**What the task asks**
Copy these lines exactly and nothing else: from the line holding "Emit a LaTeX" to the line holding "minimum width=583pt, minimum", both lines included.

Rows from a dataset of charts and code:
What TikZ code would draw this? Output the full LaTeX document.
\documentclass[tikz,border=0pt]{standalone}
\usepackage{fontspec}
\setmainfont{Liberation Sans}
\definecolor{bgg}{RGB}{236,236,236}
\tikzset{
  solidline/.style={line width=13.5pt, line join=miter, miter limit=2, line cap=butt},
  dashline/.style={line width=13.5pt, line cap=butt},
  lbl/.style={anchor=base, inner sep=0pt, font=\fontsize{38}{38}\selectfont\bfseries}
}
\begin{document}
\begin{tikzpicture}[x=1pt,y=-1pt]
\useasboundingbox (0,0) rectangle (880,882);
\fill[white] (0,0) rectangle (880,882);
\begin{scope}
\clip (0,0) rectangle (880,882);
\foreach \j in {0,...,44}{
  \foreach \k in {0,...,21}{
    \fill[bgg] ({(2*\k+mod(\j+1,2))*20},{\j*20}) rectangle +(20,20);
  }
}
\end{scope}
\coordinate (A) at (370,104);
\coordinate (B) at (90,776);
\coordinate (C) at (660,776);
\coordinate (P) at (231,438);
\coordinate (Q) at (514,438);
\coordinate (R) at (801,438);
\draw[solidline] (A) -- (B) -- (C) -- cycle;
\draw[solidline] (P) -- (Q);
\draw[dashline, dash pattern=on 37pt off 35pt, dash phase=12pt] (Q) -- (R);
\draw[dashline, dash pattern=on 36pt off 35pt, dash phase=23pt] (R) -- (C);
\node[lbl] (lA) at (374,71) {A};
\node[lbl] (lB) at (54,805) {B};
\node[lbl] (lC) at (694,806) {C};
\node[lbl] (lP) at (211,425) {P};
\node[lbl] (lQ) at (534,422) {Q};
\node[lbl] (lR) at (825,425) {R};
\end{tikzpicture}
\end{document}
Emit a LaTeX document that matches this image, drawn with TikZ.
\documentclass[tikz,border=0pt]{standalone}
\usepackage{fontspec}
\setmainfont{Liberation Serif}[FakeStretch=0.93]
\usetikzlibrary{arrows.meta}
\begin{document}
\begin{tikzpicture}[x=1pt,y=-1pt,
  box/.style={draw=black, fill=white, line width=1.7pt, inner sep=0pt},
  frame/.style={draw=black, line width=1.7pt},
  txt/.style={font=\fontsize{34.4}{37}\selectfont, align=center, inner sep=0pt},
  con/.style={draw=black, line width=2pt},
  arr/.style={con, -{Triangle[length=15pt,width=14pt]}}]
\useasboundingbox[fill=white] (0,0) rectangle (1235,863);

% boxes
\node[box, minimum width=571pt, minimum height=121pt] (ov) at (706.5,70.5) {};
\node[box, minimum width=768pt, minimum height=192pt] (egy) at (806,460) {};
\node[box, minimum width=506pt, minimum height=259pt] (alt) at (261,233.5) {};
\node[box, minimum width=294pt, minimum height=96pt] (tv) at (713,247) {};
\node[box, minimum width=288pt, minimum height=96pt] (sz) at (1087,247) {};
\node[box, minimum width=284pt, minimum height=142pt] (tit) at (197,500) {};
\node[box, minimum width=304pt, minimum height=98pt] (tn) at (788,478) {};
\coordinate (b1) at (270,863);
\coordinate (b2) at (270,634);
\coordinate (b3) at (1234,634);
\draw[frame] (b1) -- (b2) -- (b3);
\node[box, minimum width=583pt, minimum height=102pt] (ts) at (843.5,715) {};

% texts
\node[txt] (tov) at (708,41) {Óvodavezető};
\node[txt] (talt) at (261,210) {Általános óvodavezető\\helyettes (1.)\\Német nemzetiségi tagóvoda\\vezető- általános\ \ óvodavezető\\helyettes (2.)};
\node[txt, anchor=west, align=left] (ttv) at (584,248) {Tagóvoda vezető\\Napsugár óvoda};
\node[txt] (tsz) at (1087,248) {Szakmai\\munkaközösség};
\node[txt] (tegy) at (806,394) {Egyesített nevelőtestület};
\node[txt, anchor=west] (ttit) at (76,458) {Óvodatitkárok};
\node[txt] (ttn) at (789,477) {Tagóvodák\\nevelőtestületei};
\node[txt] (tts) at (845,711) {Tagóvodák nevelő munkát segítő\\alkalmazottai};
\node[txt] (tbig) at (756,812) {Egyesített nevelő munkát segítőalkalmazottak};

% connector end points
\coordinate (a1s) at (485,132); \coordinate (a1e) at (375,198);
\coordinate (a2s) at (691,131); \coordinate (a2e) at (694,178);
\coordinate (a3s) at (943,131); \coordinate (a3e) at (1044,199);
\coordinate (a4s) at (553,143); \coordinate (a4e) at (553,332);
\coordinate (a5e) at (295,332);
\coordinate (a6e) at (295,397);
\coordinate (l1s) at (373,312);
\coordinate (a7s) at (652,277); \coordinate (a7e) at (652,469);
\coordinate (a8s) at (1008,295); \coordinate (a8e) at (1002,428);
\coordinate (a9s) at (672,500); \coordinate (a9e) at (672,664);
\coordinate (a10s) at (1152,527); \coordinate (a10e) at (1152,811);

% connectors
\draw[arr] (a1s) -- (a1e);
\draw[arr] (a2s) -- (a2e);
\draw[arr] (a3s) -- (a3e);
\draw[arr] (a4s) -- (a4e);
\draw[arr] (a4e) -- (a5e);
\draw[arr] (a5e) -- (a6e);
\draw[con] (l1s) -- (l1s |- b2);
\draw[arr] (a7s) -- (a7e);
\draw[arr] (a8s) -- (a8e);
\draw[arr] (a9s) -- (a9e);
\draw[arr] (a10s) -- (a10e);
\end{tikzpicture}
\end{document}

**Answer to the exercise**
Emit a LaTeX document that matches this image, drawn with TikZ.
\documentclass[tikz,border=0pt]{standalone}
\usepackage{fontspec}
\setmainfont{Liberation Serif}[FakeStretch=0.93]
\usetikzlibrary{arrows.meta}
\begin{document}
\begin{tikzpicture}[x=1pt,y=-1pt,
  box/.style={draw=black, fill=white, line width=1.7pt, inner sep=0pt},
  frame/.style={draw=black, line width=1.7pt},
  txt/.style={font=\fontsize{34.4}{37}\selectfont, align=center, inner sep=0pt},
  con/.style={draw=black, line width=2pt},
  arr/.style={con, -{Triangle[length=15pt,width=14pt]}}]
\useasboundingbox[fill=white] (0,0) rectangle (1235,863);

% boxes
\node[box, minimum width=571pt, minimum height=121pt] (ov) at (706.5,70.5) {};
\node[box, minimum width=768pt, minimum height=192pt] (egy) at (806,460) {};
\node[box, minimum width=506pt, minimum height=259pt] (alt) at (261,233.5) {};
\node[box, minimum width=294pt, minimum height=96pt] (tv) at (713,247) {};
\node[box, minimum width=288pt, minimum height=96pt] (sz) at (1087,247) {};
\node[box, minimum width=284pt, minimum height=142pt] (tit) at (197,500) {};
\node[box, minimum width=304pt, minimum height=98pt] (tn) at (788,478) {};
\coordinate (b1) at (270,863);
\coordinate (b2) at (270,634);
\coordinate (b3) at (1234,634);
\draw[frame] (b1) -- (b2) -- (b3);
\node[box, minimum width=583pt, minimum height=102pt] (ts) at (843.5,715) {};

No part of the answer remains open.